Written request – Your task is to transcribe all of the data below exactly, omitting the images.
+ + + + + + +
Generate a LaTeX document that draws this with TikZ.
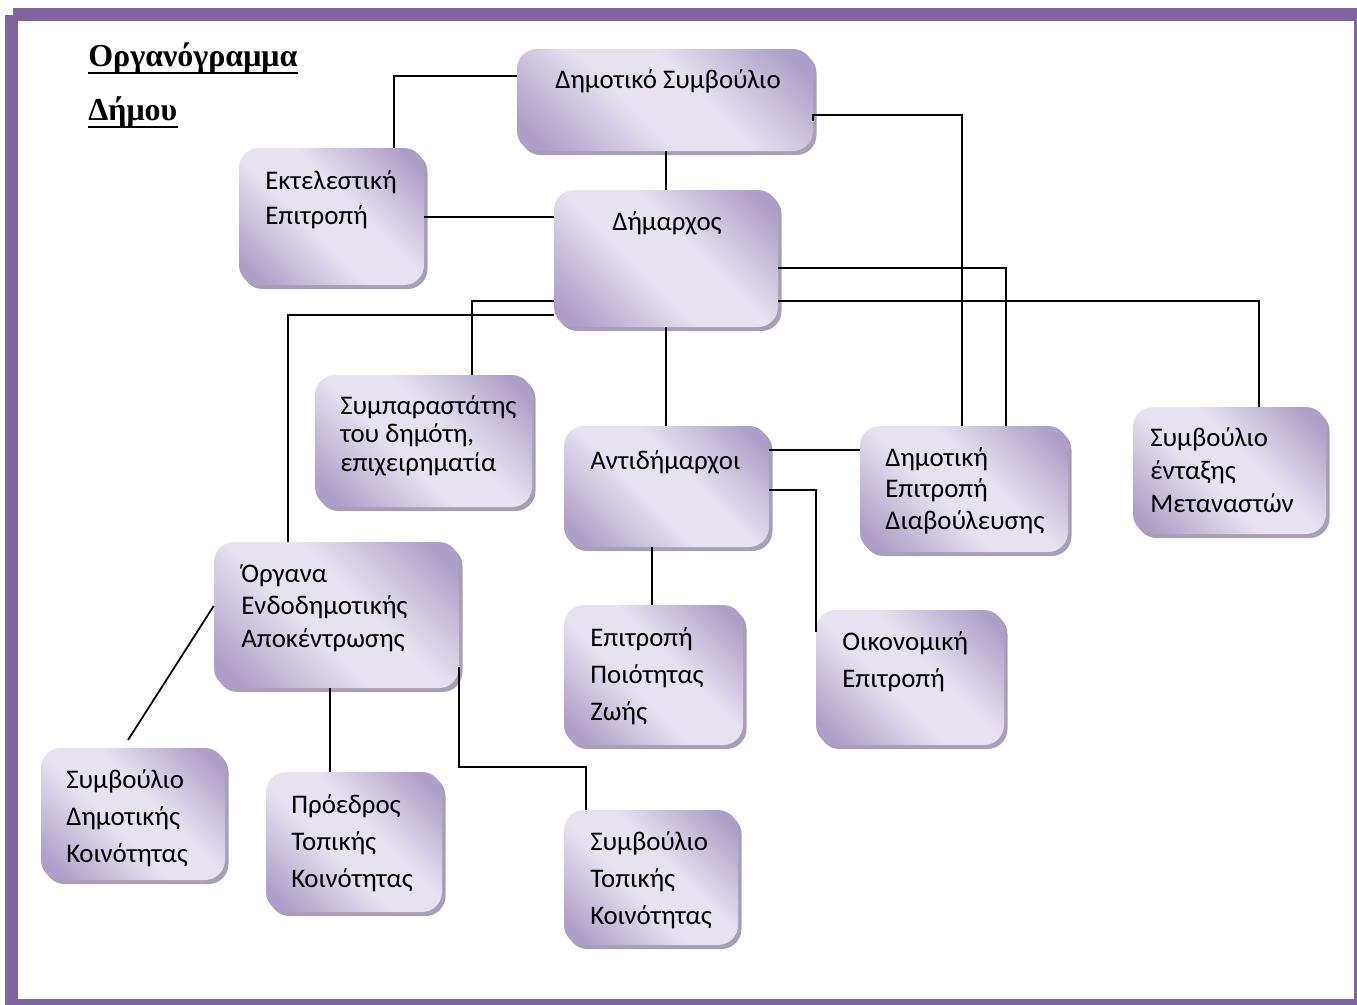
\documentclass[tikz,border=0pt]{standalone}
\usepackage{fontspec}
\setmainfont{Carlito}
\newfontfamily\titlefont{Liberation Serif}
\usetikzlibrary{fit,shadows}

\definecolor{frame}{HTML}{8064A2}
\definecolor{boxdark}{RGB}{174,159,200}
\definecolor{boxlight}{RGB}{231,226,240}
\definecolor{boxshadow}{RGB}{158,148,174}

% diagonal satin sheen used by every box
\pgfdeclarehorizontalshading{boxsheen}{100bp}{%
  color(0bp)=(boxdark); color(20bp)=(boxdark); color(43bp)=(boxlight);
  color(57bp)=(boxlight); color(80bp)=(boxdark); color(100bp)=(boxdark)}

% multi-line label: first baseline at the anchor, given line distance
\newcommand\boxlines[2]{{\fontsize{15.3pt}{#1pt}\selectfont
  \begin{tabular}[t]{@{}l@{}}#2\end{tabular}}}

\tikzset{
  orgbox/.style={rounded corners=0.4cm, inner sep=0pt,
    shading=boxsheen, shading angle=45,
    drop shadow={shadow xshift=0.07cm, shadow yshift=-0.08cm,
      fill=boxshadow, opacity=0.9}},
  lbl/.style={anchor=base west, inner sep=0pt, text=black},
  link/.style={draw=black, line width=1pt},
  titletext/.style={lbl, font=\titlefont\bfseries\fontsize{18.2pt}{21pt}\selectfont},
}

\begin{document}
\begin{tikzpicture}[x=0.02cm,y=-0.02cm]
\useasboundingbox (0,0) rectangle (1357,1005);

% page frame
\fill[frame] (13,8) rectangle (1357,21);
\fill[frame] (5,15) rectangle (18,1005);
\fill[frame] (1354,8) rectangle (1357,1005);
\fill[frame] (5,999) rectangle (1357,1005);

% title
\node[titletext] (title1) at (88,66) {Οργανόγραμμα};
\node[titletext] (title2) at (88,120) {Δήμου};
\draw[line width=1.2pt] ([yshift=-3.8pt]title1.base west) -- ([yshift=-3.8pt]title1.base east);
\draw[line width=1.2pt] ([yshift=-3.8pt]title2.base west) -- ([yshift=-3.8pt]title2.base east);

% boxes
\node[orgbox, fit={(517,49) (813,151)}] (ds) {};
\node[orgbox, fit={(554,190) (778,327)}] (dm) {};
\node[orgbox, fit={(239,148) (424,285)}] (ee) {};
\node[orgbox, fit={(315,375) (532,507)}] (sp) {};
\node[orgbox, fit={(564,426) (769,547)}] (ad) {};
\node[orgbox, fit={(860,426) (1068,552)}] (de) {};
\node[orgbox, fit={(1133,407) (1326,534)}] (sm) {};
\node[orgbox, fit={(214,542) (459,688)}] (oe) {};
\node[orgbox, fit={(564,605) (743,745)}] (ep) {};
\node[orgbox, fit={(816,610) (1004,745)}] (oik) {};
\node[orgbox, fit={(41,748) (225,880)}] (sdk) {};
\node[orgbox, fit={(266,772) (442,912)}] (ptk) {};
\node[orgbox, fit={(564,810) (738,945)}] (stk) {};

% labels
\node[lbl] (ds-t) at (555,88) {\boxlines{20}{Δημοτικό Συμβούλιο}};
\node[lbl] (dm-t) at (612,230) {\boxlines{20}{Δήμαρχος}};
\node[lbl] (ee-t) at (265,189) {\boxlines{20.4}{Εκτελεστική\\Επιτροπή}};
\node[lbl] (sp-t) at (340,414) {\boxlines{16.4}{Συμπαραστάτης\\του δημότη,\\επιχειρηματία}};
\node[lbl] (ad-t) at (590,469) {\boxlines{20}{Αντιδήμαρχοι}};
\node[lbl] (de-t) at (885,466) {\boxlines{18.1}{Δημοτική\\Επιτροπή\\Διαβούλευσης}};
\node[lbl] (sm-t) at (1150,446) {\boxlines{18.9}{Συμβούλιο\\ένταξης\\Μεταναστών}};
\node[lbl] (oe-t) at (241,582) {\boxlines{18.7}{Όργανα\\Ενδοδημοτικής\\Αποκέντρωσης}};
\node[lbl] (ep-t) at (590,646) {\boxlines{21.3}{Επιτροπή\\Ποιότητας\\Ζωής}};
\node[lbl] (oik-t) at (842,650) {\boxlines{21.5}{Οικονομική\\Επιτροπή}};
\node[lbl] (sdk-t) at (66,788) {\boxlines{21.3}{Συμβούλιο\\Δημοτικής\\Κοινότητας}};
\node[lbl] (ptk-t) at (291,813) {\boxlines{21.3}{Πρόεδρος\\Τοπικής\\Κοινότητας}};
\node[lbl] (stk-t) at (590,850) {\boxlines{21.3}{Συμβούλιο\\Τοπικής\\Κοινότητας}};

% connectors
\coordinate (sdk-end) at (128,740);
\draw[link] (ee.north -| 394,0) |- (ds.west |- 0,76);
\draw[link] (ds.east |- 0,121) -- (ds.east |- 0,115) -| (de.north -| 962,0);
\draw[link] (ds.south -| 666,0) -- (dm.north -| 666,0);
\draw[link] (ee.east |- 0,217) -- (dm.west |- 0,217);
\draw[link] (dm.east |- 0,268) -| (de.north -| 1006,0);
\draw[link] (dm.east |- 0,301) -| (sm.north -| 1259,0);
\draw[link] (dm.west |- 0,301) -| (sp.north -| 472,0);
\draw[link] (dm.west |- 0,315) -| (oe.north -| 288,0);
\draw[link] (dm.south -| 666,0) -- (ad.north -| 666,0);
\draw[link] (ad.east |- 0,450) -- (de.west |- 0,450);
\draw[link] (ad.east |- 0,490) -| (oik.west |- 0,632);
\draw[link] (ad.south -| 652,0) -- (ep.north -| 652,0);
\draw[link] (oe.west |- 0,606) -- (sdk-end);
\draw[link] (oe.south -| 330,0) -- (ptk.north -| 330,0);
\draw[link] (oe.east |- 0,667) -- (oe.east |- 0,767) -| (stk.north -| 586,0);
\end{tikzpicture}
\end{document}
+ + + + + + +
In response –
Generate a LaTeX document that draws this with TikZ.
\documentclass[tikz,border=0pt]{standalone}
\usepackage{fontspec}
\setmainfont{Carlito}
\newfontfamily\titlefont{Liberation Serif}
\usetikzlibrary{fit,shadows}

\definecolor{frame}{HTML}{8064A2}
\definecolor{boxdark}{RGB}{174,159,200}
\definecolor{boxlight}{RGB}{231,226,240}
\definecolor{boxshadow}{RGB}{158,148,174}

% diagonal satin sheen used by every box
\pgfdeclarehorizontalshading{boxsheen}{100bp}{%
  color(0bp)=(boxdark); color(20bp)=(boxdark); color(43bp)=(boxlight);
  color(57bp)=(boxlight); color(80bp)=(boxdark); color(100bp)=(boxdark)}

% multi-line label: first baseline at the anchor, given line distance
\newcommand\boxlines[2]{{\fontsize{15.3pt}{#1pt}\selectfont
  \begin{tabular}[t]{@{}l@{}}#2\end{tabular}}}

\tikzset{
  orgbox/.style={rounded corners=0.4cm, inner sep=0pt,
    shading=boxsheen, shading angle=45,
    drop shadow={shadow xshift=0.07cm, shadow yshift=-0.08cm,
      fill=boxshadow, opacity=0.9}},
  lbl/.style={anchor=base west, inner sep=0pt, text=black},
  link/.style={draw=black, line width=1pt},
  titletext/.style={lbl, font=\titlefont\bfseries\fontsize{18.2pt}{21pt}\selectfont},
}

\begin{document}
\begin{tikzpicture}[x=0.02cm,y=-0.02cm]
\useasboundingbox (0,0) rectangle (1357,1005);

% page frame
\fill[frame] (13,8) rectangle (1357,21);
\fill[frame] (5,15) rectangle (18,1005);
\fill[frame] (1354,8) rectangle (1357,1005);
\fill[frame] (5,999) rectangle (1357,1005);

% title
\node[titletext] (title1) at (88,66) {Οργανόγραμμα};
\node[titletext] (title2) at (88,120) {Δήμου};
\draw[line width=1.2pt] ([yshift=-3.8pt]title1.base west) -- ([yshift=-3.8pt]title1.base east);
\draw[line width=1.2pt] ([yshift=-3.8pt]title2.base west) -- ([yshift=-3.8pt]title2.base east);

% boxes
\node[orgbox, fit={(517,49) (813,151)}] (ds) {};
\node[orgbox, fit={(554,190) (778,327)}] (dm) {};
\node[orgbox, fit={(239,148) (424,285)}] (ee) {};
\node[orgbox, fit={(315,375) (532,507)}] (sp) {};
\node[orgbox, fit={(564,426) (769,547)}] (ad) {};
\node[orgbox, fit={(860,426) (1068,552)}] (de) {};
\node[orgbox, fit={(1133,407) (1326,534)}] (sm) {};
\node[orgbox, fit={(214,542) (459,688)}] (oe) {};
\node[orgbox, fit={(564,605) (743,745)}] (ep) {};
\node[orgbox, fit={(816,610) (1004,745)}] (oik) {};
\node[orgbox, fit={(41,748) (225,880)}] (sdk) {};
\node[orgbox, fit={(266,772) (442,912)}] (ptk) {};
\node[orgbox, fit={(564,810) (738,945)}] (stk) {};

% labels
\node[lbl] (ds-t) at (555,88) {\boxlines{20}{Δημοτικό Συμβούλιο}};
\node[lbl] (dm-t) at (612,230) {\boxlines{20}{Δήμαρχος}};
\node[lbl] (ee-t) at (265,189) {\boxlines{20.4}{Εκτελεστική\\Επιτροπή}};
\node[lbl] (sp-t) at (340,414) {\boxlines{16.4}{Συμπαραστάτης\\του δημότη,\\επιχειρηματία}};
\node[lbl] (ad-t) at (590,469) {\boxlines{20}{Αντιδήμαρχοι}};
\node[lbl] (de-t) at (885,466) {\boxlines{18.1}{Δημοτική\\Επιτροπή\\Διαβούλευσης}};
\node[lbl] (sm-t) at (1150,446) {\boxlines{18.9}{Συμβούλιο\\ένταξης\\Μεταναστών}};
\node[lbl] (oe-t) at (241,582) {\boxlines{18.7}{Όργανα\\Ενδοδημοτικής\\Αποκέντρωσης}};
\node[lbl] (ep-t) at (590,646) {\boxlines{21.3}{Επιτροπή\\Ποιότητας\\Ζωής}};
\node[lbl] (oik-t) at (842,650) {\boxlines{21.5}{Οικονομική\\Επιτροπή}};
\node[lbl] (sdk-t) at (66,788) {\boxlines{21.3}{Συμβούλιο\\Δημοτικής\\Κοινότητας}};
\node[lbl] (ptk-t) at (291,813) {\boxlines{21.3}{Πρόεδρος\\Τοπικής\\Κοινότητας}};
\node[lbl] (stk-t) at (590,850) {\boxlines{21.3}{Συμβούλιο\\Τοπικής\\Κοινότητας}};

% connectors
\coordinate (sdk-end) at (128,740);
\draw[link] (ee.north -| 394,0) |- (ds.west |- 0,76);
\draw[link] (ds.east |- 0,121) -- (ds.east |- 0,115) -| (de.north -| 962,0);
\draw[link] (ds.south -| 666,0) -- (dm.north -| 666,0);
\draw[link] (ee.east |- 0,217) -- (dm.west |- 0,217);
\draw[link] (dm.east |- 0,268) -| (de.north -| 1006,0);
\draw[link] (dm.east |- 0,301) -| (sm.north -| 1259,0);
\draw[link] (dm.west |- 0,301) -| (sp.north -| 472,0);
\draw[link] (dm.west |- 0,315) -| (oe.north -| 288,0);
\draw[link] (dm.south -| 666,0) -- (ad.north -| 666,0);
\draw[link] (ad.east |- 0,450) -- (de.west |- 0,450);
\draw[link] (ad.east |- 0,490) -| (oik.west |- 0,632);
\draw[link] (ad.south -| 652,0) -- (ep.north -| 652,0);
\draw[link] (oe.west |- 0,606) -- (sdk-end);
\draw[link] (oe.south -| 330,0) -- (ptk.north -| 330,0);
\draw[link] (oe.east |- 0,667) -- (oe.east |- 0,767) -| (stk.north -| 586,0);
\end{tikzpicture}
\end{document}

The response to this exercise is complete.